Tuesday, January 05, 2010

Indonesia to scrap oil, gas cost recovery cap

Judul diatas adalah headline yang menghiasi media elektronik awal 2010, inilah contoh betapa suatu kebijakan dibuat tanpa kordinasi dan pemikiran yang matang, akhirnya bolak balik ganti kebijakan. Asal muasal kisruh dan debat becak “cost recovery” ini sudah banyak saya posting sebelumnya. Saya dulu mengistilahkan: “mau bunuh tikus, lumbung dibakar…” dan kejadian deh, masih untung sekarang mau diluruskan lagi, mumpung lumbungnya belum ludes he he..

Bahayanya menurunkan Cost Recovery (selanjutnya kita singkat CR) sudah lama saya bahas (belakangan malah males, karena isunya sudah keluar konteks). Kalau oil and gas companies disuruh nurunin CR, yang paling gampang dilakukan adalah mengurangi investasi (eksplorasi, drilling, production, EOR, etc), mana mungkin menurunkan CR dari pengurangan gaji karyawan he he.. Kalau kegiatan tersebut dikurangi, dari mana rumusnya mau meningkatkan produksi dan menaikkan cadangan?

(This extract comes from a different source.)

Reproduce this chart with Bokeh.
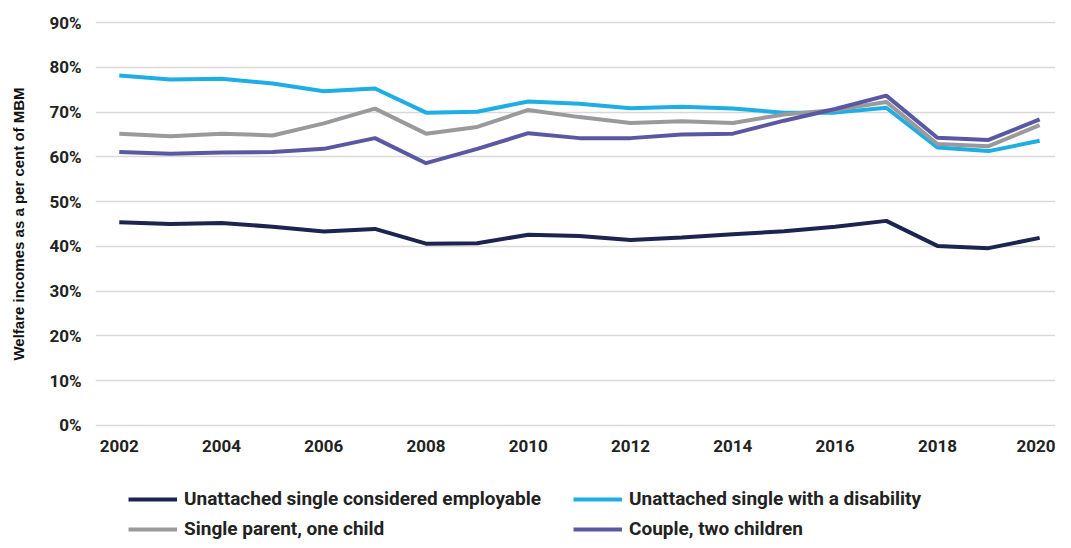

Jadi harusnya dari dulu sudah paham, “menurunkan/membatasi CR” adalah identik dengan “menurunkan/membatasi investasi”, kalau sekarang baru ribut, ya telat, ketinggalan kereta. Kalau yang paham bisnis migas, sekarang mah cuma ngelus jenggot, sambil ngomong: "pan dari dulu udah gua bilang.. he he.."

Karena kita maunya mengurangi/membatasi investasi, lha ngapain sibuk melakukan penawaran blok, kalau saya investor (domestik/LN), saya akan bingung, akan timbul kesan, bikin aturan kok nggak sinkron.

Saya dari dulu udah bilang: jangan membatasi CR (maksudnya pembatasan CR ala Indonesia) karena ini pengaruhnya hanya shorterm dan kerugiannya longterm. Ribut masalah CR ini kan lebih banyak karena kurang paham saja, dan saya yakin bisa diselesaikan. Sudah berabad negara ngurusin migas, saya percaya paling tidak kita sudah tahulah cara me-manage cost (mungkin ini istilah yang lebih tepat). Tapi sayangnya isunya melebar, kemudian CR dianggap "public enemy number one" yang gimana caranya harus "dimusnahkan".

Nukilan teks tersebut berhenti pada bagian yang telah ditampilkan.